Cette possibilité s’explique au contraire dans la perspective du renforcement de ce droit.
»

Il en résulte donc pour la Cour constitutionnelle que « les obligations consécutives au congé données par le bailleur pour occupation personnelle, l’obligation de réaliser le motif invoqué et à défaut, le versement d’une indemnité d’éviction, naissent dès l’instant où le congé est notifié.

Le contre-préavis n’est, par conséquent, que l’accessoire du congé principal donné par le bailleur, le preneur ne pouvant notifier ce contre-préavis à défaut pour le bailleur d’avoir notifié le congé pour occupation personnelle du bien.
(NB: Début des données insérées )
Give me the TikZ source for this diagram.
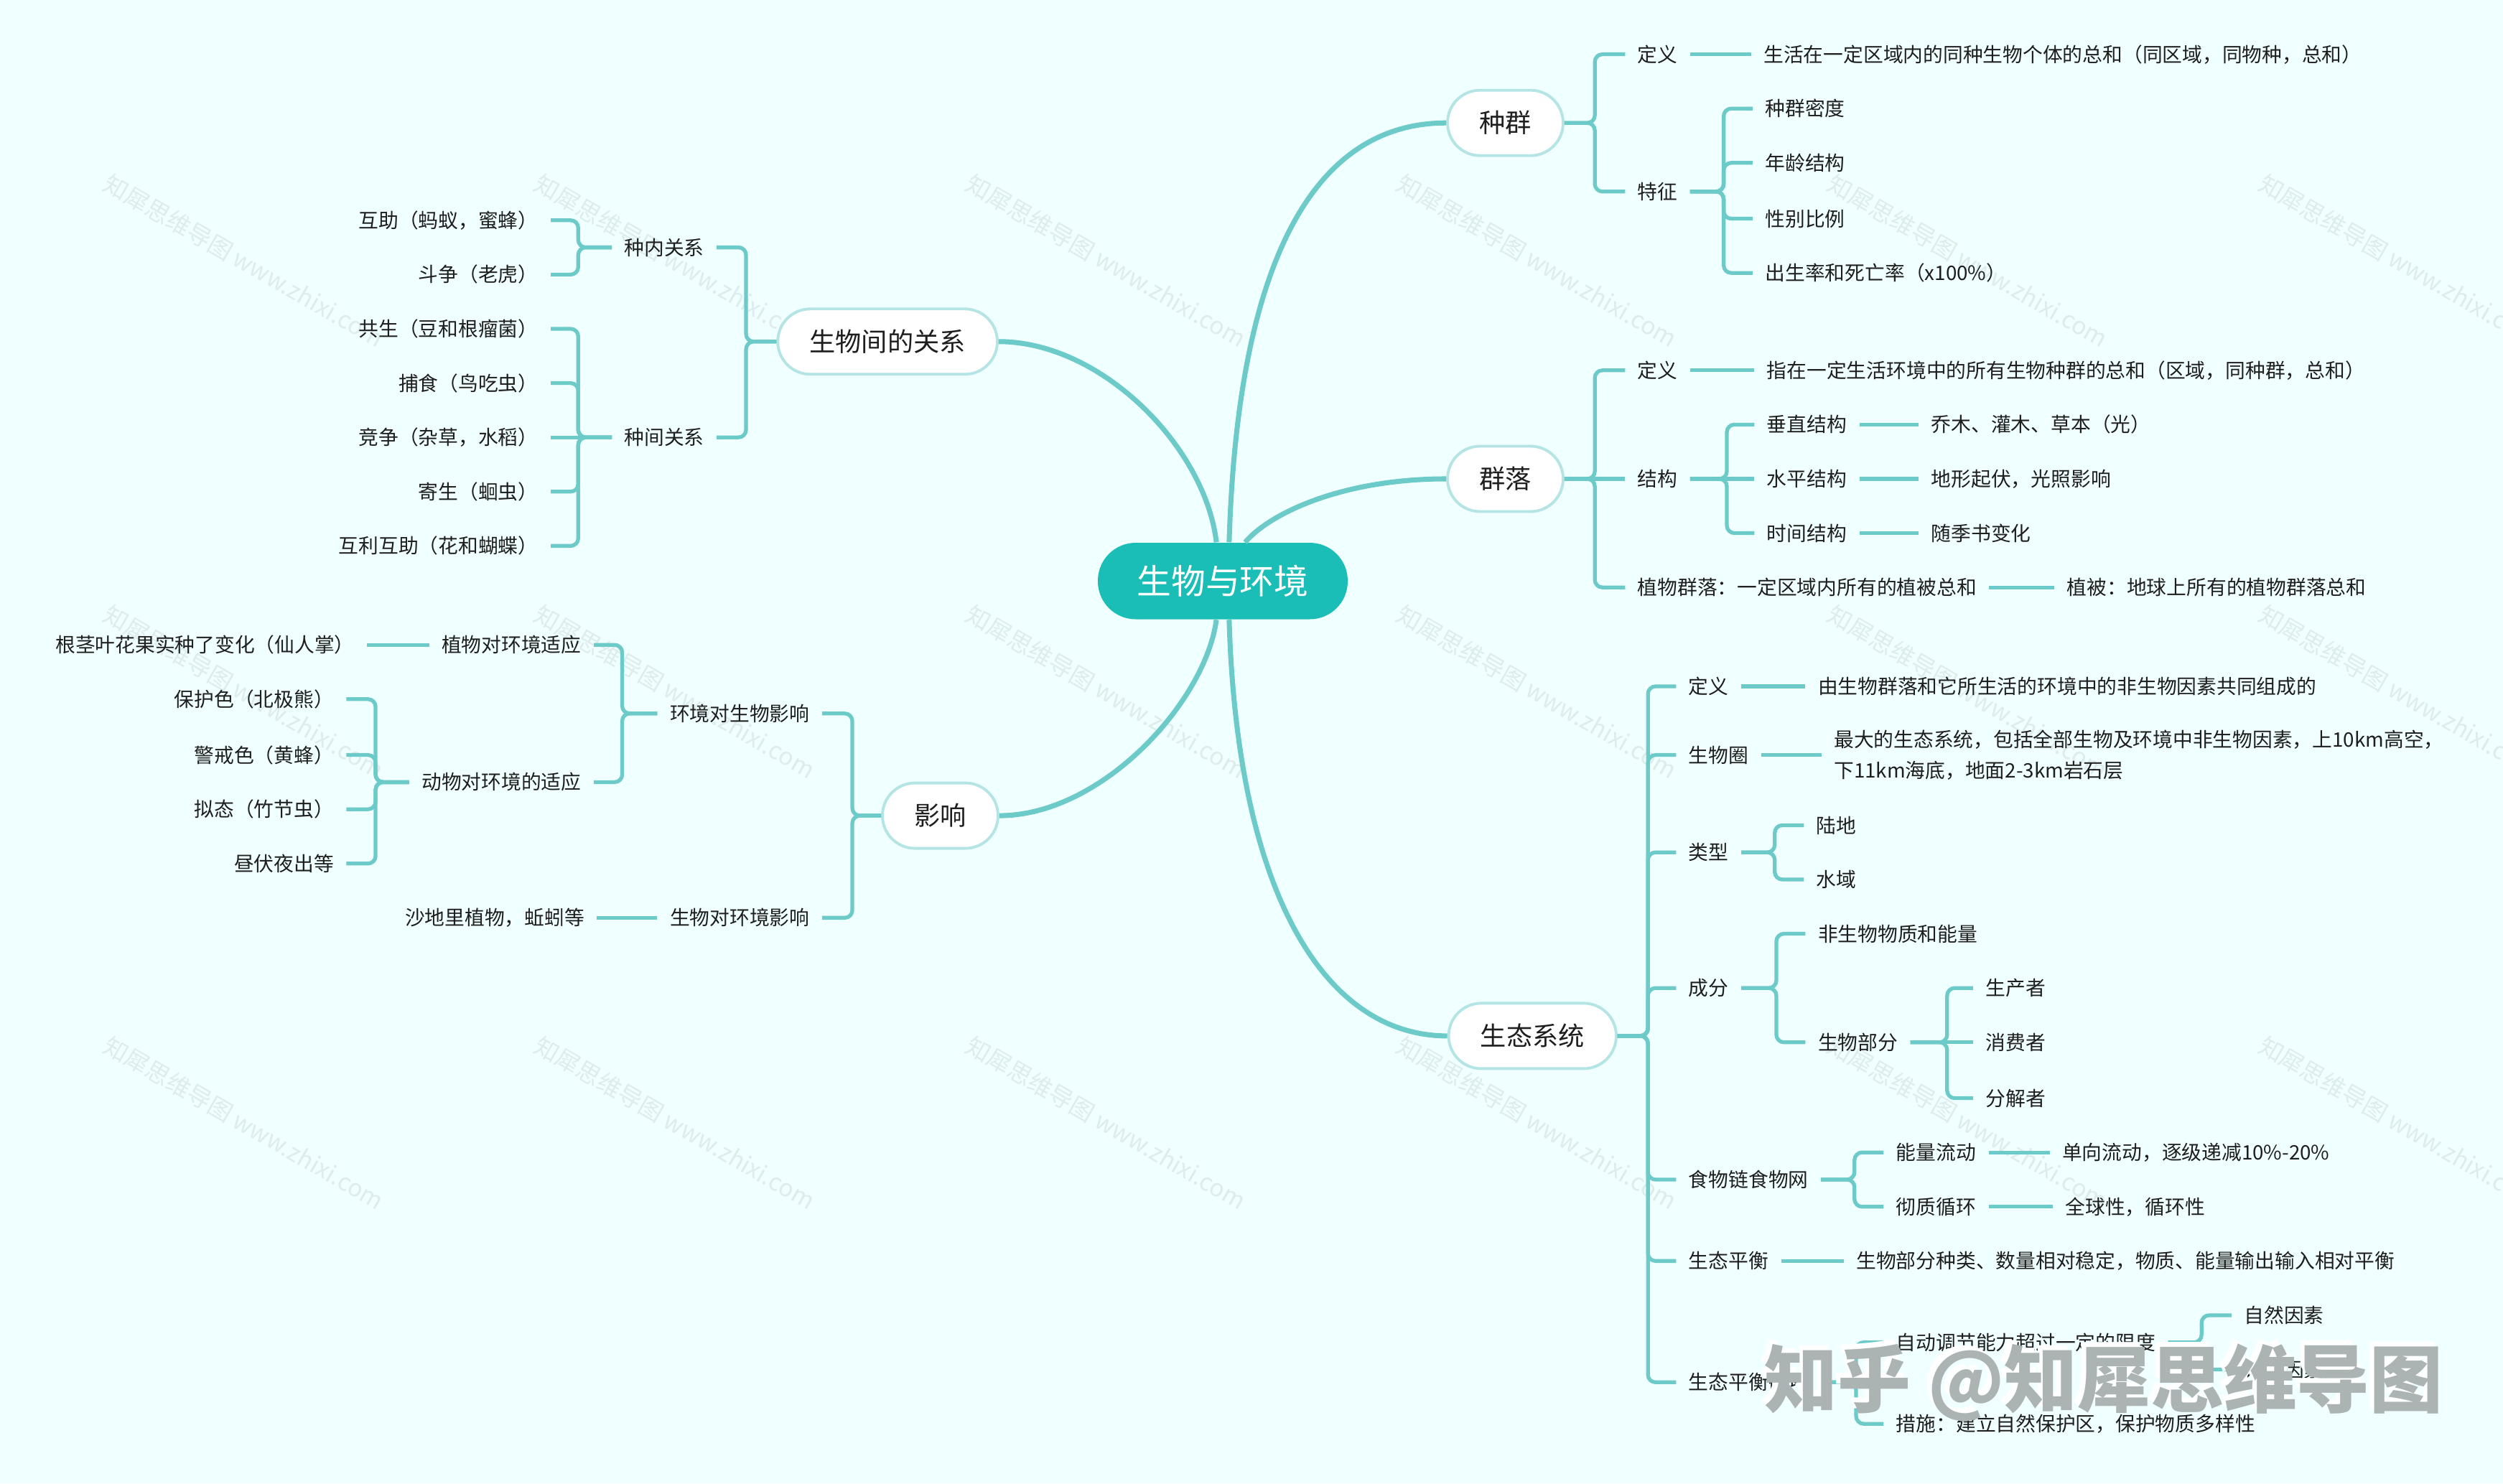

Dès lors que l’indemnité d’éviction en cause tend à garantir la sécurité de logement du preneur et que cette sécurité de logement est en tout état de cause affectée par un congé donné par le bailleur, indépendamment du moment où le preneur trouve un autre logement, le moment où est donné le contre-préavis ou son absence, ne peut être considéré comme un élément pertinent pour maintenir ou non l’indemnité d’éviction
».

Dans son dispositif, la Cour constitutionnelle considère donc « qu’interprétée en ce sens que, si le preneur fait usage de la faculté de préavis prévu à l’article 3, §5, alinéa 3, le bailleur est libéré de son obligation de réaliser le motif du congé dans les conditions prévues au paragraphe 2, l’article 3, §2, du livre III, titre VIII, chapitre II, section II, du Code civil, avant sa modification par la loi du 27 décembre 2006, viole les articles 10, 11 et 23 de la Constitution ».


5. En conclusion

La Cour constitutionnelle a suivi en tous points l’avis rendu par le Conseil des ministres en considérant que l’article 3, § 2, de la loi du 20 février 1991, interprété dans le sens où l’envoi d’un contre-préavis est de nature à délier le bailleur de son obligation de respecter le motif de son renon, est anticonstitutionnel.

Cet arrêt de la Cour constitutionnelle augure, on l’imagine, et à raison selon nous, un revirement de jurisprudence à venir.



Florence Desternes
Avocat au barreau de Bruxelles - Collon, Dirix & Associés (Xirius)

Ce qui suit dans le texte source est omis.